Troy Reed, his father, playfully corrected him, one of many light moments Wednesday in the “enchanted forest” area of the hospital where former Nationwide champion Ricky Stenhouse Jr., plus current series competitors Trevor Bayne and Chad Hackenbracht greeted patients and their families ahead of Saturday’s event.

For the drivers -- who chatted, signed autographs, posed for pictures and gave away toy cars and stuffed animals -- the chance to talk to Reed and other patients was an eye-opener. 

“We always look to come here to give them something, but just the way they carry themselves will pump you up,” Bayne said. “It’s great to be here and just spend time with these guys.” 

The appearance unofficially kicked off events leading up to the inaugural Nationwide race at Mid-Ohio, but also served as a reminder of the unique sponsorship arrangement with the children’s hospital. The insurance company’s foundation made a $50 million gift to the hospital in 2006; having the hospital’s name as part of the race title only broadens awareness of the facilities' reach.
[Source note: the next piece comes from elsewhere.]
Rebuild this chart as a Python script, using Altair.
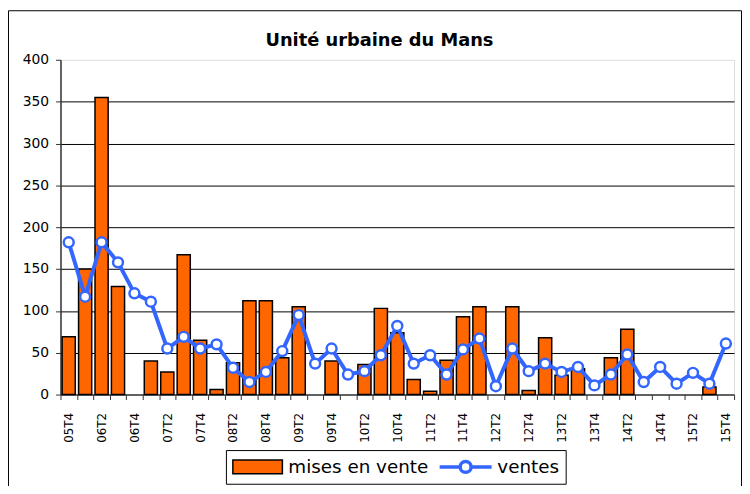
import altair as alt
import pandas as pd

quarters = ["05T4",
            "06T1", "06T2", "06T3", "06T4",
            "07T1", "07T2", "07T3", "07T4",
            "08T1", "08T2", "08T3", "08T4",
            "09T1", "09T2", "09T3", "09T4",
            "10T1", "10T2", "10T3", "10T4",
            "11T1", "11T2", "11T3", "11T4",
            "12T1", "12T2", "12T3", "12T4",
            "13T1", "13T2", "13T3", "13T4",
            "14T1", "14T2", "14T3", "14T4",
            "15T1", "15T2", "15T3", "15T4"]

mises_en_vente = [69, 150, 355, 129, None, 40, 27, 167, 65, 6, 38, 112, 112, 44, 105, None,
                  40, None, 36, 103, 74, 18, 4, 41, 93, 105, None, 105, 5, 68, 23, 31, None,
                  44, 78, None, None, None, None, 9, None]

ventes = [182, 117, 182, 158, 121, 111, 55, 69, 55, 60, 32, 15, 27, 52, 95, 37, 55, 24, 28,
          47, 82, 37, 47, 24, 54, 67, 10, 55, 28, 37, 27, 33, 11, 24, 48, 15, 33, 13, 26, 13, 61]

series = ["mises en vente", "ventes"]
y_ticks = [0, 50, 100, 150, 200, 250, 300, 350, 400]

rows = []
for q, v in zip(quarters, mises_en_vente):
    if v is not None:
        rows.append({"q": q, "v": v, "s": series[0]})
for q, v in zip(quarters, ventes):
    rows.append({"q": q, "v": v, "s": series[1]})
df = pd.DataFrame(rows)

FONT = "DejaVu Sans"
RECT_PATH = "M-1,-0.28H1V0.28H-1Z"
LINE_PATH = ("M-1.05,0H-0.22M0.22,0H1.05"
             "M0.22,0A0.22,0.22 0 1 1 -0.22,0A0.22,0.22 0 1 1 0.22,0Z")

leg = alt.Legend(orient="none", legendX=167, legendY=394, direction="horizontal",
                 title=None, symbolSize=2500, clipHeight=22, labelFont=FONT,
                 labelFontSize=18.5, labelColor="black", labelOffset=5,
                 columnPadding=10, padding=6, strokeColor="black",
                 symbolFillColor="white", symbolStrokeColor="black",
                 labelLimit=300)

x_enc = alt.X("q:N", sort=quarters,
              scale=alt.Scale(domain=quarters, paddingInner=0, paddingOuter=0),
              axis=alt.Axis(title=None, tickBand="extent", labelAngle=270,
                            labelAlign="right", labelBaseline="middle",
                            labelPadding=13, tickSize=5, tickColor="#333333",
                            domainColor="#333333", domainWidth=1.5, tickWidth=1,
                            labelFont=FONT, labelFontSize=12, labelColor="black",
                            labelOverlap=False,
                            labelExpr="(substring(datum.label, 2) == 'T1' || substring(datum.label, 2) == 'T3') ? '' : datum.label",
                            grid=False))
y_enc = alt.Y("v:Q", scale=alt.Scale(domain=[0, 400], nice=False),
              axis=alt.Axis(title=None, values=y_ticks, tickSize=5, labelPadding=7,
                            labelFont=FONT, labelFontSize=14, labelColor="black",
                            domainColor="#333333", domainWidth=1.5, tickColor="#333333",
                            grid=True, gridWidth=1,
                            gridColor={"condition": {"test": "datum.value >= 400 || datum.value <= 0",
                                                     "value": "transparent"},
                                       "value": "black"}))

fill_enc = alt.Fill("s:N", scale=alt.Scale(domain=series, range=["#FF6600", "white"]), legend=leg)
stroke_enc = alt.Stroke("s:N", scale=alt.Scale(domain=series, range=["black", "#3366FF"]), legend=leg)
sw_enc = alt.StrokeWidth("s:N", scale=alt.Scale(domain=series, range=[1.5, 3.5]), legend=leg)
shape_enc = alt.Shape("s:N", scale=alt.Scale(domain=series, range=[RECT_PATH, LINE_PATH]), legend=leg)

base = alt.Chart(df)

bars = base.transform_filter(alt.datum.s == series[0]).mark_bar(
    width=alt.RelativeBandSize(0.8)).encode(x=x_enc, y=y_enc, fill=fill_enc,
                                             stroke=stroke_enc, strokeWidth=sw_enc)

line = base.transform_filter(alt.datum.s == series[1]).mark_line(
    color="#3366FF", strokeWidth=4).encode(x=x_enc, y=y_enc)

points = base.transform_filter(alt.datum.s == series[1]).mark_point(
    filled=True, size=100, strokeWidth=2.5, opacity=1).encode(
    x=x_enc, y=y_enc, fill=fill_enc, stroke=stroke_enc)

legend_layer = base.transform_filter("false").mark_point(opacity=1).encode(
    x=x_enc, y=y_enc, fill=fill_enc, stroke=stroke_enc, strokeWidth=sw_enc, shape=shape_enc)

frame = alt.Chart(pd.DataFrame({"a": [0]})).mark_rect(
    fill="transparent", stroke="black", strokeWidth=1).encode(
    x=alt.value(-52.5), x2=alt.value(687.5), y=alt.value(-49.5), y2=alt.value(460))

chart = alt.layer(frame, bars, line, points, legend_layer).properties(
    width=680, height=338,
    title=alt.TitleParams("Unité urbaine du Mans", font=FONT, fontSize=18,
                          fontWeight="bold", color="black", anchor="middle",
                          baseline="alphabetic", dx=-18, offset=-54),
    autosize=alt.AutoSizeParams(type="none"),
    padding={"left": 53, "top": 50, "right": 8, "bottom": 90},
).configure_view(stroke="#888888", strokeWidth=2).configure(background="white")

chart.save("out.html", embed_options={"renderer": "svg", "actions": False})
“It’s really a privilege to have this gift, this race brought to us by Nationwide Insurance,” said Niki Shafer, the vice president of annual giving for Nationwide Children’s Hospital. “They’ve been a decades-long partner of the hospital and they just keep bringing us these wonderful assets to be able to share our story.” 

At least six “patient champions,” including Reed, will attend Saturday’s event and at least 13 cars will carry special emblems or paint schemes representing patients from each driver’s home state. Fittingly, Reed’s image will be carried on the hood of Ohio native Sam Hornish Jr.’s No. 12 Penske Racing Ford.

The Reed family’s connection to Mid-Ohio and NASCAR isn’t new. Troy Reed, a firefighter in Mansfield, worked as part of the safety team at the 2.4-mile road course years ago and has attended races at Bristol Motor Speedway and Chicagoland Speedway among others.

He said he’s anxiously awaiting Saturday’s race, not just for the experience but for the ability to spread the word about the facility that has cared so lovingly for his son.

“We’ve been NASCAR fans for a long time,” Troy Reed said. “It’s very cool. It’s a great opportunity for us to have some fun. He’s spent the last year and half not having fun, so it’s good to see him have fun, but more importantly for us, it’s good because it can bring some awareness for pediatric cancer. ... There’s a lot of kids still fighting that battle that he’s been lucky enough to win.”